The U.S. now controls the building, said Dennis Pantazis, a lawyer for Havlish.
Lawyers said a deal with the feds could be unveiled very soon.
The tower will likely be sold and the proceeds divided between the claimants, possibly in the next six months to a year, they said.
The Iranian owners have vowed to appeal but the building assets could possibly be distributed while the challenge is pending, lawyers said.
The Manhattan U.S. Attorney's Office declined to comment Tuesday.
The tower, built in the late 1970s by a nonprofit connected to the Shah of Iran, boasts 380,000 square feet of prime Manhattan real estate.
Tenants include clothing store Juicy Couture and Godiva, the chocolate maker. Lawyers and real estate experts believe the building may be worth more than $700 million.
Relatives of Charles Hegna, an overseas U.S. employee tortured and murdered by Hezbollah brutes in Iran, may wind up with the largest chunk of the assets.

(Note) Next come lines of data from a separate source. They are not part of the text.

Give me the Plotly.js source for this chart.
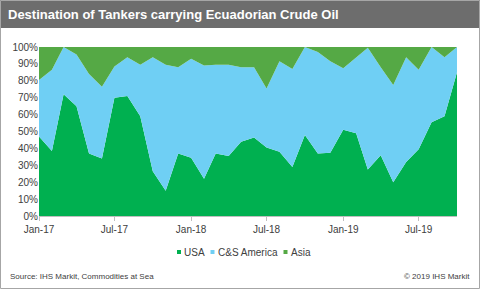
<!DOCTYPE html>
<html>
<head>
<meta charset="utf-8">
<script src="https://cdn.plot.ly/plotly-3.0.1.min.js"></script>
<style>html,body{margin:0;padding:0;background:#fff;}#chart{width:480px;height:289px;}</style>
</head>
<body>
<div id="chart"></div>
<script>
const months = ["2017-01-01","2017-02-01","2017-03-01","2017-04-01","2017-05-01","2017-06-01","2017-07-01","2017-08-01","2017-09-01","2017-10-01","2017-11-01","2017-12-01",
"2018-01-01","2018-02-01","2018-03-01","2018-04-01","2018-05-01","2018-06-01","2018-07-01","2018-08-01","2018-09-01","2018-10-01","2018-11-01","2018-12-01",
"2019-01-01","2019-02-01","2019-03-01","2019-04-01","2019-05-01","2019-06-01","2019-07-01","2019-08-01","2019-09-01","2019-10-01"];
const usa = [47, 38.5, 72, 65, 37, 34, 70, 71, 59, 26.5, 15, 37, 34.5, 22, 37, 35.5, 44, 46.5, 40.5, 38, 29, 48, 37, 37.5, 51, 49, 27.5, 36, 20, 32, 39.5, 55.5, 59, 85];
const csAmerica = [33.5, 48, 28, 30.5, 47, 42.5, 18.5, 23, 30.5, 67.5, 74.5, 51, 58.5, 67, 52.5, 54, 44, 41.5, 35, 53.5, 58, 52, 60, 54, 36.5, 45, 72, 52, 57.5, 62, 47, 44.5, 35, 15];
const asia = [19.5, 13.5, 0, 4.5, 16, 23.5, 11.5, 6, 10.5, 6, 10.5, 12, 7, 11, 10.5, 10.5, 12, 12, 24.5, 8.5, 13, 0, 3, 8.5, 12.5, 6, 0.5, 12, 22.5, 6, 13.5, 0, 6, 0];
const seriesNames = ["USA", "C&S America", "Asia"];
const tickVals = ["2017-01-01","2017-07-01","2018-01-01","2018-07-01","2019-01-01","2019-07-01"];
const tickText = ["Jan-17","Jul-17","Jan-18","Jul-18","Jan-19","Jul-19"];
const yTicks = [0,10,20,30,40,50,60,70,80,90,100];
const yText = ["0%","10%","20%","30%","40%","50%","60%","70%","80%","90%","100%"];

const colors = ['#00b050', '#6fcff4', '#55a945'];
const mk = (name, y, color) => ({
  type: 'scatter', mode: 'lines', name: name, x: months, y: y,
  stackgroup: 'one', line: {width: 0, color: color}, fillcolor: color, showlegend: false
});
const data = [
  mk(seriesNames[0], usa, colors[0]),
  mk(seriesNames[1], csAmerica, colors[1]),
  mk(seriesNames[2], asia, colors[2])
];
const L=39, R=457, T=47, B=216, W=480, H=289;
const pw=R-L, ph=B-T;
const px = v => (v-L)/pw, py = v => (B-v)/ph;
const legendSq = [177, 210.5, 283.5];
const legendAnn = seriesNames.map((n, i) => ({
  xref: 'paper', yref: 'paper', x: px(legendSq[i] + 5), y: py(252), xanchor: 'left', yanchor: 'middle', showarrow: false,
  text: n.replace('&', '&amp;'), font: {size: 10, color: '#404040'}
}));
const legendShapes = seriesNames.map((n, i) => ({
  type: 'rect', xref: 'paper', yref: 'paper', x0: px(legendSq[i]), x1: px(legendSq[i] + 4), y0: py(254), y1: py(250),
  fillcolor: colors[i], line: {width: 0}
}));
const layout = {
  width: W, height: H,
  margin: {l: L, r: W-R, t: T, b: H-B, pad: 0},
  paper_bgcolor: '#ffffff', plot_bgcolor: '#ffffff',
  showlegend: false,
  font: {family: 'Arial, "Liberation Sans", sans-serif', size: 10, color: '#404040'},
  title: {text: '<b>Destination of Tankers carrying Ecuadorian Crude Oil</b>', xref: 'container', yref: 'container',
    x: 8/W, xanchor: 'left', y: 1-14/H, yanchor: 'middle',
    font: {family: 'Arial, "Liberation Sans", sans-serif', size: 13, color: '#ffffff'}},
  xaxis: {type: 'date', range: ['2017-01-01','2019-10-01'], tickvals: tickVals, ticktext: tickText,
    showgrid: false, zeroline: false, showline: true, linecolor: '#bfbfbf', linewidth: 1,
    ticks: 'outside', ticklen: 4, tickcolor: '#bfbfbf', tickfont: {size: 10, color: '#404040'}},
  yaxis: {range: [0, 100], tickvals: yTicks, ticktext: yText, showgrid: false, zeroline: false,
    showline: false, ticks: '', tickfont: {size: 10, color: '#404040'}},
  shapes: [
    {type: 'rect', xref: 'paper', yref: 'paper', x0: px(0), x1: px(W), y0: py(28), y1: py(0),
      fillcolor: '#6d6d6d', line: {width: 0}, layer: 'below'},
    {type: 'rect', xref: 'paper', yref: 'paper', x0: px(0.5), x1: px(W-0.5), y0: py(H-0.5), y1: py(0.5),
      fillcolor: 'rgba(0,0,0,0)', line: {width: 1, color: '#a6a6a6'}, layer: 'above'}
  ].concat(legendShapes),
  annotations: legendAnn.concat([
    {xref: 'paper', yref: 'paper', x: px(8), y: py(276), xanchor: 'left', yanchor: 'middle', showarrow: false,
      text: 'Source: IHS Markit, Commodities at Sea', font: {size: 8, color: '#404040'}},
    {xref: 'paper', yref: 'paper', x: px(472), y: py(276), xanchor: 'right', yanchor: 'middle', showarrow: false,
      text: '© 2019 IHS Markit', font: {size: 8, color: '#404040'}}
  ])
};
Plotly.newPlot('chart', data, layout, {displayModeBar: false, staticPlot: true});
</script>
</body>
</html>
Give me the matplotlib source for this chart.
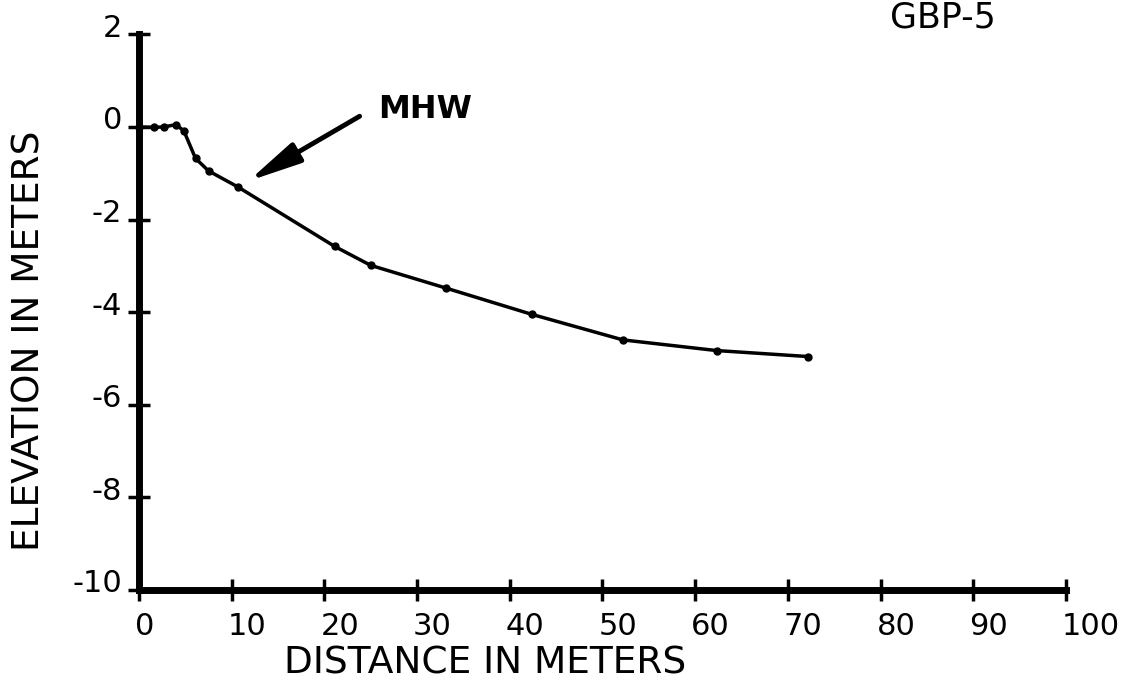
import matplotlib.pyplot as plt
import matplotlib.transforms as mtransforms

# profile GBP-5
distance = [0.0, 1.6, 2.7, 4.0, 4.85, 6.1, 7.5, 10.7, 21.1, 25.0, 33.1, 42.4, 52.2, 62.3, 72.2]
elevation = [0.0, -0.01, 0.0, 0.05, -0.09, -0.68, -0.95, -1.30, -2.58, -2.99, -3.48, -4.05, -4.60, -4.83, -4.96]

x_ticks = [0, 10, 20, 30, 40, 50, 60, 70, 80, 90, 100]
y_ticks = [-10, -8, -6, -4, -2, 0, 2]
y_tick_labels = ["-10", "-8", "-6", "-4", "-2", "0", "2"]

fig = plt.figure(figsize=(11.44, 6.82), dpi=100)
ax = fig.add_axes([0.1215, 0.135, 0.8103, 0.8147])

ax.plot(distance, elevation, color="black", lw=2.5, marker="o", ms=5, clip_on=False)

ax.set_xlim(0, 100)
ax.set_ylim(-10, 2)

for side in ["top", "right"]:
    ax.spines[side].set_visible(False)
for side in ["left", "bottom"]:
    ax.spines[side].set_linewidth(5)
    ax.spines[side].set_capstyle("projecting")

ax.set_xticks(x_ticks)
ax.set_xticklabels([str(t) for t in x_ticks], fontsize=22, ha="left")
ax.set_yticks(y_ticks)
ax.set_yticklabels(y_tick_labels, fontsize=22)
ax.tick_params(direction="inout", length=16, width=2.5, pad=4)
ax.tick_params(axis="x", pad=8)

# labels in the original sit a little right of / above their ticks
dx = mtransforms.ScaledTranslation(-4 / 100, 0, fig.dpi_scale_trans)
for lab in ax.get_xticklabels():
    lab.set_transform(lab.get_transform() + dx)
dy = mtransforms.ScaledTranslation(0, 9 / 100, fig.dpi_scale_trans)
for lab in ax.get_yticklabels():
    lab.set_transform(lab.get_transform() + dy)

fig.text(0.424, 0.012, "DISTANCE IN METERS", fontsize=27, ha="center", va="baseline")
fig.text(0.026, 0.50, "ELEVATION IN METERS", fontsize=27, rotation=90, ha="center", va="center")

# MHW marker
ax.annotate("", xy=(11.8, -1.17), xytext=(23.8, 0.23),
            arrowprops=dict(arrowstyle="-|>,head_length=1.6,head_width=0.33",
                            mutation_scale=20, lw=3.5, color="black",
                            shrinkA=0, shrinkB=0))
ax.text(25.8, 0.38, "MHW", fontsize=23, fontweight="bold", va="center", ha="left")

ax.text(81.0, 2.14, "GBP-5", fontsize=25, ha="left", va="baseline", clip_on=False)

fig.savefig("out.png", dpi=100)
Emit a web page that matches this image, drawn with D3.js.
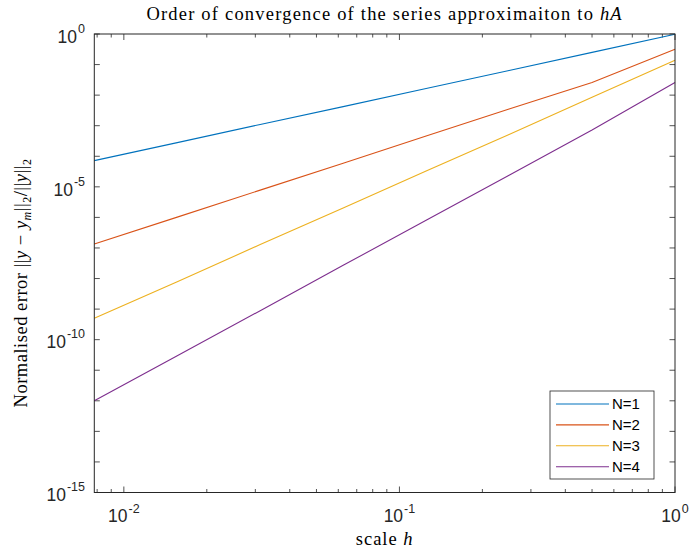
<!DOCTYPE html>
<html>
<head>
<meta charset="utf-8">
<script src="https://cdn.jsdelivr.net/npm/d3@7"></script>
<style>
  body { margin: 0; background: #fff; }
  svg { display: block; }
</style>
</head>
<body>
<div id="grafico"></div>
<script>
// datos
const h = [0.0078125, 0.015625, 0.03125, 0.0625, 0.125, 0.25, 0.5, 1];
const err1 = [7.2e-5, 2.8e-4, 1.1e-3, 4.2e-3, 1.65e-2, 6.4e-2, 0.25, 0.98];
const err2 = [1.35e-7, 1.02e-6, 7.8e-6, 5.9e-5, 4.6e-4, 3.5e-3, 2.6e-2, 0.316];
const err3 = [5.0e-10, 7.9e-9, 1.29e-7, 2.04e-6, 3.3e-5, 5.2e-4, 8.5e-3, 0.138];
const err4 = [1.0e-12, 3.0e-11, 8.9e-10, 2.7e-8, 8.1e-7, 2.4e-5, 7.2e-4, 2.6e-2];
const nombres = ["N=1", "N=2", "N=3", "N=4"];
const colores = ["#0072BD", "#D95319", "#EDB120", "#7E2F8E"];
const xTicks = [-2, -1, 0];          // exponentes etiquetados en x
const yTicks = [0, -5, -10, -15];    // exponentes etiquetados en y

const series = [err1, err2, err3, err4].map((e, i) => ({
  nombre: nombres[i],
  valores: h.map((v, j) => ({ h: v, e: e[j] })),
}));

const width = 691;
const height = 550;
const margin = { top: 34, right: 16, bottom: 57.5, left: 94.3 };
const axisColor = "#262626";

const svg = d3
  .select("#grafico")
  .append("svg")
  .attr("width", width)
  .attr("height", height);

const x = d3
  .scaleLog()
  .domain([h[0], 1])
  .range([margin.left, width - margin.right]);

const y = d3
  .scaleLog()
  .domain([1e-15, 1])
  .range([height - margin.bottom, margin.top]);

const color = d3.scaleOrdinal().domain(nombres).range(colores);

const x0 = margin.left, x1 = width - margin.right;
const y0 = height - margin.bottom, y1 = margin.top;

// ticks: decadas en y, menores en x
const yTickVals = d3.range(-15, 1).map((k) => Math.pow(10, k));
const xMajor = xTicks.map((k) => Math.pow(10, k));
const xMinor = [];
[-3, -2, -1].forEach((k) => {
  for (let m = 2; m <= 9; m++) {
    const v = m * Math.pow(10, k);
    if (v >= h[0] && v < 1) xMinor.push(v);
  }
});

const ticks = svg.append("g").attr("stroke", axisColor).attr("stroke-width", 0.8);
yTickVals.forEach((v) => {
  const yy = y(v);
  ticks.append("line").attr("x1", x0).attr("x2", x0 + 5.5).attr("y1", yy).attr("y2", yy);
  ticks.append("line").attr("x1", x1).attr("x2", x1 - 5.5).attr("y1", yy).attr("y2", yy);
});
xMajor.forEach((v) => {
  const xx = x(v);
  ticks.append("line").attr("x1", xx).attr("x2", xx).attr("y1", y0).attr("y2", y0 - 6);
  ticks.append("line").attr("x1", xx).attr("x2", xx).attr("y1", y1).attr("y2", y1 + 6);
});
xMinor.forEach((v) => {
  const xx = x(v);
  ticks.append("line").attr("x1", xx).attr("x2", xx).attr("y1", y0).attr("y2", y0 - 3.5);
  ticks.append("line").attr("x1", xx).attr("x2", xx).attr("y1", y1).attr("y2", y1 + 3.5);
});

// Lineas
const line = d3
  .line()
  .x((d) => x(d.h))
  .y((d) => y(d.e));

svg
  .append("g")
  .selectAll("path")
  .data(series)
  .join("path")
  .attr("d", (d) => line(d.valores))
  .attr("fill", "none")
  .attr("stroke", (d) => color(d.nombre))
  .attr("stroke-width", 1.1);

// caja
svg
  .append("rect")
  .attr("x", x0)
  .attr("y", y1)
  .attr("width", x1 - x0)
  .attr("height", y0 - y1)
  .attr("fill", "none")
  .attr("stroke", axisColor)
  .attr("stroke-width", 1);

// Etiquetas de ticks
const sans = "'Liberation Sans', Arial, Helvetica, sans-serif";
yTicks.forEach((k) => {
  const t = svg
    .append("text")
    .attr("x", 85)
    .attr("y", y(Math.pow(10, k)) + 8.7)
    .attr("text-anchor", "end")
    .attr("fill", axisColor)
    .style("font-family", sans)
    .style("font-size", "17.5px");
  t.append("tspan").text("10");
  t.append("tspan").attr("dx", 1).attr("dy", -10).style("font-size", "12.5px").text(k === 0 ? "0" : "-" + Math.abs(k));
});
xTicks.forEach((k) => {
  const t = svg
    .append("text")
    .attr("x", x(Math.pow(10, k)))
    .attr("y", 521.7)
    .attr("text-anchor", "middle")
    .attr("fill", axisColor)
    .style("font-family", sans)
    .style("font-size", "17.5px");
  t.append("tspan").text("10");
  t.append("tspan").attr("dx", 1).attr("dy", -9).style("font-size", "12.5px").text(k === 0 ? "0" : "-" + Math.abs(k));
});

// Titulo y ejes (tipo LaTeX)
const serif = "'Liberation Serif', 'DejaVu Serif', serif";
const titulo = svg
  .append("text")
  .attr("x", (x0 + x1) / 2)
  .attr("y", 20)
  .attr("text-anchor", "middle")
  .attr("fill", "#000")
  .style("font-family", serif)
  .style("font-size", "18.5px")
  .style("letter-spacing", "1.2px");
titulo.append("tspan").text("Order of convergence of the series approximaiton to ");
titulo.append("tspan").style("font-style", "italic").text("hA");

const xlab = svg
  .append("text")
  .attr("x", (x0 + x1) / 2)
  .attr("y", 545)
  .attr("text-anchor", "middle")
  .attr("fill", "#000")
  .style("font-family", serif)
  .style("font-size", "18.5px")
  .style("letter-spacing", "1px");
xlab.append("tspan").text("scale ");
xlab.append("tspan").style("font-style", "italic").text("h");

const ylab = svg
  .append("text")
  .attr("transform", `translate(27,283) rotate(-90)`)
  .attr("text-anchor", "middle")
  .attr("fill", "#000")
  .style("font-family", serif)
  .style("font-size", "18.5px")
  .style("letter-spacing", "0.5px");
ylab.append("tspan").text("Normalised error ||");
ylab.append("tspan").style("font-style", "italic").text("y");
ylab.append("tspan").text(" \u2212 ");
ylab.append("tspan").style("font-style", "italic").text("y");
ylab.append("tspan").attr("dy", 4).style("font-style", "italic").style("font-size", "12px").text("m");
ylab.append("tspan").attr("dy", -4).text("||");
ylab.append("tspan").attr("dy", 4).style("font-size", "12px").text("2");
ylab.append("tspan").attr("dy", -4).text("/||");
ylab.append("tspan").style("font-style", "italic").text("y");
ylab.append("tspan").text("||");
ylab.append("tspan").attr("dy", 4).style("font-size", "12px").text("2");

// Leyenda
const legend = svg.append("g").attr("transform", "translate(550,391)");
legend
  .append("rect")
  .attr("width", 104)
  .attr("height", 88)
  .attr("fill", "#fff")
  .attr("stroke", axisColor)
  .attr("stroke-width", 0.8);

nombres.forEach((n, i) => {
  const g = legend.append("g").attr("transform", `translate(0, ${13 + i * 20.9})`);
  g.append("line")
    .attr("x1", 6)
    .attr("x2", 59)
    .attr("stroke", color(n))
    .attr("stroke-width", 1.1);
  g.append("text")
    .attr("x", 62)
    .attr("y", 5.2)
    .attr("fill", "#000")
    .text(n)
    .style("font-family", sans)
    .style("font-size", "15px");
});
</script>
</body>
</html>
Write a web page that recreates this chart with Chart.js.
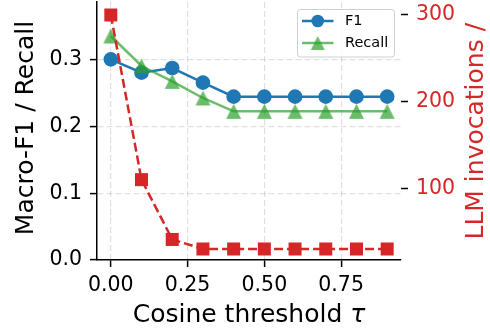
<!DOCTYPE html>
<html><head><meta charset="utf-8">
<script src="https://cdn.jsdelivr.net/npm/chart.js@4.4.1/dist/chart.umd.min.js"></script>
<style>html,body{margin:0;padding:0;background:#fff;}canvas{display:block;}</style>
</head><body>
<canvas id="c" width="490" height="333"></canvas>
<script>
// ---- data ----
const thresholds = [0.0, 0.1, 0.2, 0.3, 0.4, 0.5, 0.6, 0.7, 0.8, 0.9];
const macroF1 = [0.301, 0.281, 0.288, 0.266, 0.245, 0.245, 0.245, 0.245, 0.245, 0.245];
const recall = [0.336, 0.291, 0.268, 0.243, 0.223, 0.223, 0.223, 0.223, 0.223, 0.223];
const llmInvocations = [300, 110, 41, 30, 30, 30, 30, 30, 30, 30];
const xTicks = [0, 0.25, 0.5, 0.75];
const leftTicks = [0, 0.1, 0.2, 0.3];
const rightTicks = [100, 200, 300];
const seriesNames = ['F1', 'Recall', 'LLM invocations'];
const xTitleText = 'Cosine threshold ';
const xTitleSymbol = 'τ';
const leftTitleText = 'Macro-F1 / Recall';
const rightTitleText = 'LLM invocations /';

// ---- styles ----
const BLUE = '#1f77b4', GREEN = 'rgba(44,160,44,0.7)', RED = '#d62728';
const FONT = '"DejaVu Sans", sans-serif';
const GRID = 'rgba(0,0,0,0.12)';
const TITLE_SIZE = 25;

function triangleMarker(size, color) {
  const c = document.createElement('canvas');
  c.width = size + 2; c.height = size + 2;
  const g = c.getContext('2d');
  g.fillStyle = color;
  g.beginPath();
  g.moveTo((size + 2) / 2, 1);
  g.lineTo(size + 1, size + 1);
  g.lineTo(1, size + 1);
  g.closePath();
  g.fill();
  return c;
}
const triImg = triangleMarker(15, GREEN);
const triLegend = triangleMarker(14, GREEN);

const toPts = ys => thresholds.map((x, i) => ({x: x, y: ys[i]}));
const setTicks = arr => s => { s.ticks = arr.map(v => ({value: v})); };

const decorPlugin = {
  id: 'decor',
  afterDraw(chart) {
    const ctx = chart.ctx, ca = chart.chartArea;
    ctx.save();
    // legend
    const bw = 97, bh = 47.5;
    const bx = ca.right - 7 - bw + 0.5, by = ca.top + 7 + 0.5;
    ctx.beginPath();
    ctx.roundRect(bx, by, bw, bh, 3);
    ctx.fillStyle = 'rgba(255,255,255,0.8)';
    ctx.fill();
    ctx.strokeStyle = '#cfcfcf';
    ctx.lineWidth = 1;
    ctx.stroke();
    const hx1 = bx + 4.5, hx2 = bx + 36, hmid = (hx1 + hx2) / 2;
    const rows = [by + 11.5, by + 33.5];
    ctx.strokeStyle = BLUE; ctx.lineWidth = 2.5;
    ctx.beginPath(); ctx.moveTo(hx1, rows[0]); ctx.lineTo(hx2, rows[0]); ctx.stroke();
    ctx.fillStyle = BLUE;
    ctx.beginPath(); ctx.arc(hmid, rows[0], 6.3, 0, Math.PI * 2); ctx.fill();
    ctx.strokeStyle = GREEN;
    ctx.beginPath(); ctx.moveTo(hx1, rows[1]); ctx.lineTo(hx2, rows[1]); ctx.stroke();
    ctx.drawImage(triLegend, hmid - triLegend.width / 2, rows[1] - triLegend.height / 2);
    ctx.fillStyle = '#000';
    ctx.font = '14.5px ' + FONT;
    ctx.textBaseline = 'middle';
    ctx.textAlign = 'left';
    ctx.fillText(seriesNames[0], bx + 47.5, rows[0]);
    ctx.fillText(seriesNames[1], bx + 47.5, rows[1]);

    // x title with italic tau
    ctx.textBaseline = 'alphabetic';
    ctx.font = TITLE_SIZE + 'px ' + FONT;
    const w1 = ctx.measureText(xTitleText).width;
    ctx.font = 'italic ' + TITLE_SIZE + 'px ' + FONT;
    const w2 = ctx.measureText(xTitleSymbol).width;
    const cx = (ca.left + ca.right) / 2;
    const x0 = cx - (w1 + w2) / 2;
    ctx.font = TITLE_SIZE + 'px ' + FONT;
    ctx.fillStyle = '#000';
    ctx.fillText(xTitleText, x0, 321.5);
    ctx.font = 'italic ' + TITLE_SIZE + 'px ' + FONT;
    ctx.fillText(xTitleSymbol, x0 + w1, 321.5);

    // left title
    ctx.save();
    ctx.translate(33.3, (ca.top + ca.bottom) / 2 - 3);
    ctx.rotate(-Math.PI / 2);
    ctx.font = TITLE_SIZE + 'px ' + FONT;
    ctx.textAlign = 'center';
    ctx.fillStyle = '#000';
    ctx.fillText(leftTitleText, 0, 0);
    ctx.restore();

    // right title (reads bottom-to-top like the reference)
    ctx.save();
    ctx.translate(483, 239.5);
    ctx.rotate(-Math.PI / 2);
    ctx.font = TITLE_SIZE + 'px ' + FONT;
    ctx.textAlign = 'left';
    ctx.fillStyle = RED;
    ctx.fillText(rightTitleText, 0, 0);
    ctx.restore();

    ctx.restore();
  }
};

const tickFont = {family: FONT, size: 20.5};

new Chart(document.getElementById('c'), {
  type: 'line',
  data: {
    datasets: [
      {label: seriesNames[0], data: toPts(macroF1), yAxisID: 'y', borderColor: BLUE, backgroundColor: BLUE,
       borderWidth: 2.5, pointStyle: 'circle', pointRadius: 7.3, pointHoverRadius: 7.3, pointBorderWidth: 0, order: 3, clip: false},
      {label: seriesNames[1], data: toPts(recall), yAxisID: 'y', borderColor: GREEN, backgroundColor: GREEN,
       borderWidth: 2.5, pointStyle: triImg, pointRadius: 8, pointBorderWidth: 0, order: 2, clip: false},
      {label: seriesNames[2], data: toPts(llmInvocations), yAxisID: 'y2', borderColor: RED, backgroundColor: RED,
       borderWidth: 2.5, borderDash: [9, 4], pointStyle: 'rect', pointRadius: 9.2, pointHoverRadius: 9.2, pointBorderWidth: 0, order: 1, clip: false}
    ]
  },
  options: {
    responsive: false,
    devicePixelRatio: 1,
    animation: false,
    events: [],
    layout: {autoPadding: false, padding: {top: 2, left: 0, right: 0, bottom: 0}},
    elements: {line: {tension: 0}},
    plugins: {legend: {display: false}, tooltip: {enabled: false}},
    scales: {
      x: {
        type: 'linear', min: -0.045, max: 0.945,
        afterBuildTicks: setTicks(xTicks),
        afterFit: s => { s.height = 73; s.paddingLeft = 0; s.paddingRight = 0; },
        ticks: {callback: v => v.toFixed(2), font: tickFont, color: '#000', padding: 6, maxRotation: 0, autoSkip: false},
        grid: {color: GRID, lineWidth: 1.2, tickLength: 7, tickColor: '#000', tickWidth: 1.5},
        border: {display: true, color: '#000', width: 1.5, dash: [6, 3]}
      },
      y: {
        type: 'linear', position: 'left', min: 0, max: 0.387,
        afterBuildTicks: setTicks(leftTicks),
        afterFit: s => { s.width = 97; s.paddingTop = 0; s.paddingBottom = 0; },
        ticks: {callback: v => v.toFixed(1), font: tickFont, color: '#000', padding: 8},
        grid: {color: GRID, lineWidth: 1.2, tickLength: 7, tickColor: '#000', tickWidth: 1.5},
        border: {display: true, color: '#000', width: 1.5, dash: [6, 3]}
      },
      y2: {
        type: 'linear', position: 'right', min: 17.3, max: 315,
        afterBuildTicks: setTicks(rightTicks),
        afterFit: s => { s.width = 89; s.paddingTop = 0; s.paddingBottom = 0; },
        ticks: {callback: v => String(v), font: tickFont, color: RED, padding: 8},
        grid: {drawOnChartArea: false, tickLength: 7, tickColor: '#000', tickWidth: 1.5},
        border: {display: false}
      }
    }
  },
  plugins: [decorPlugin]
});
</script>
</body></html>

They hold liens on the building and a $42 million compensatory judgment against Iran.
Forrest has yet to rule on how much the Hegna family will receive. But the issue shouldn't hold the distribution of the assets minus the Hegna claim, lawyers said.
"I want my children to have closure," said widow Edwina Hegna. "It has been almost 30 years since my husband was murdered. We Hegnas want Iran to be held responsible."
Derbyshire, whose brother died when terrorists bombed her brother's Marine Corps barracks in Beirut, said she is willing to wait as long as it takes to seal the deal.
"This needs to send the message to all terrorists, and in this case to Iran as a state sponsor of terror, that they can't get away with murder," she said.